色々と撮影情報を教えてくれたり、地元の情報を教えてくれたりする方もいるが、中には、その場所を自分の縄張りと言わんばかりに「ヌシ」と化している、ちょっと近寄りがたい方もいるので気をつけられたし。

あと「○○を監視する会」など、いわゆる「アカい」方々が基地の周りにいることも。

お手振り

パイロットの方が、外周のギャラリーに手を振って挨拶してくれること。

主にタキシング中だけど、複座機ではアプローチ中に手を振ってくれる方も。

otefuri

但し、あくまでもサービスなので、勝手に過度な期待をするのはNG。

アラハン

アラート待機の飛行隊が所属する基地に存在する格納庫、アラートハンガーの略。
タキシング時間を極力省いて速やかに滑走路へ出て離陸体制に入るため、滑走路のエンド側に設置されている。

arart

中には5分以内に緊急発進可能な状態で、実弾を装備された戦闘機が置かれており、指令が出されると直ちに戦闘機2機が離陸する。
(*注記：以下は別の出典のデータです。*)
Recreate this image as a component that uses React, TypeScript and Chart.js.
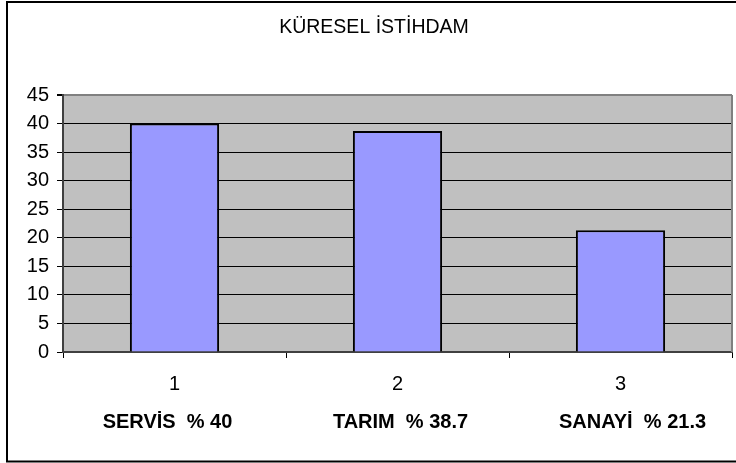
import React, { useEffect, useRef } from "react";
import { Chart, registerables } from "chart.js";

Chart.register(...registerables);

const TITLE = "KÜRESEL İSTİHDAM";
const CATEGORIES = ["1", "2", "3"];
const CATEGORY_NAMES = ["SERVİS  % 40", "TARIM  % 38.7", "SANAYİ  % 21.3"];
const VALUES = [40, 38.7, 21.3];
const Y_MIN = 0;
const Y_MAX = 45;
const Y_STEP = 5;

const FONT = "'Liberation Sans', Arial, sans-serif";
const NAME_OFFSETS = [-7, 3, 12];

const decorPlugin = {
  id: "decor",
  beforeDraw(chart: any) {
    const { ctx, chartArea: a, width, height } = chart;
    ctx.save();
    ctx.fillStyle = "#ffffff";
    ctx.fillRect(0, 0, width, height);
    ctx.fillStyle = "#c0c0c0";
    ctx.fillRect(a.left, a.top, a.right - a.left, a.bottom - a.top);
    ctx.restore();
  },
  beforeDatasetsDraw(chart: any) {
    const { ctx, chartArea: a } = chart;
    ctx.save();
    ctx.strokeStyle = "#808080";
    ctx.lineWidth = 2;
    ctx.beginPath();
    ctx.moveTo(a.right, a.top);
    ctx.lineTo(a.right, a.bottom);
    ctx.stroke();
    ctx.restore();
  },
  afterDraw(chart: any) {
    const { ctx } = chart;
    const xs = chart.scales.x;
    ctx.save();
    ctx.fillStyle = "#000";
    ctx.font = `19.5px ${FONT}`;
    ctx.textAlign = "center";
    ctx.textBaseline = "alphabetic";
    ctx.fillText(TITLE, 374, 33);
    ctx.font = `bold 20px ${FONT}`;
    CATEGORY_NAMES.forEach((name, i) => {
      ctx.fillText(name, xs.getPixelForValue(i) + NAME_OFFSETS[i], 428);
    });
    ctx.strokeStyle = "#000";
    ctx.lineWidth = 2;
    ctx.strokeRect(7, 2, 760, 459.5);
    ctx.restore();
  },
};

export default function App() {
  const ref = useRef<HTMLCanvasElement | null>(null);
  useEffect(() => {
    if (!ref.current) return;
    const chart = new Chart(ref.current, {
      type: "bar",
      data: {
        labels: CATEGORIES,
        datasets: [
          {
            data: VALUES,
            backgroundColor: "#9999ff",
            borderColor: "#000000",
            borderWidth: 2,
            barPercentage: 0.4,
            categoryPercentage: 1,
          },
        ],
      },
      options: {
        responsive: false,
        animation: false,
        layout: { padding: { top: 95, left: 0, right: 4, bottom: 0 } },
        plugins: {
          legend: { display: false },
          title: { display: false },
          tooltip: { enabled: false },
        },
        scales: {
          x: {
            afterFit: (s: any) => {
              s.height = 111;
            },
            grid: {
              display: true,
              drawOnChartArea: false,
              drawTicks: true,
              tickLength: 6,
              color: "#000",
              lineWidth: 1,
            },
            border: { display: true, color: "#404040", width: 2 },
            ticks: {
              color: "#000",
              font: { family: FONT, size: 20 },
              padding: 14,
            },
          },
          y: {
            min: Y_MIN,
            max: Y_MAX,
            afterFit: (s: any) => {
              s.width = 63;
            },
            grid: {
              color: (c: any) => (c.tick && c.tick.value === Y_MAX ? "#808080" : "#000"),
              lineWidth: (c: any) => (c.tick && c.tick.value === Y_MAX ? 2 : 1),
              drawTicks: true,
              tickLength: 6,
              tickColor: "#000",
            },
            border: { display: true, color: "#404040", width: 2 },
            ticks: {
              stepSize: Y_STEP,
              color: "#000",
              font: { family: FONT, size: 20 },
              padding: 8,
            },
          },
        },
      },
      plugins: [decorPlugin],
    });
    return () => chart.destroy();
  }, []);
  return (
    <div style={{ position: "absolute", left: 0, top: 0, width: 736, height: 463 }}>
      <canvas ref={ref} width={736} height={463} />
    </div>
  );
}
基本的に扉は閉まっているが、機体の入れ替えなどで開いていることも。

アラハンが開いてる=スクランブル発進、というわけではない。

アラートハンガーの中が写った写真をアップすることには賛否両論あるが、普通に見れるものなので個人的には「外から見れるものはOK」のスタンス。

ノーフラ

基地に行っても飛行機が全く飛ばないこと。悪夢。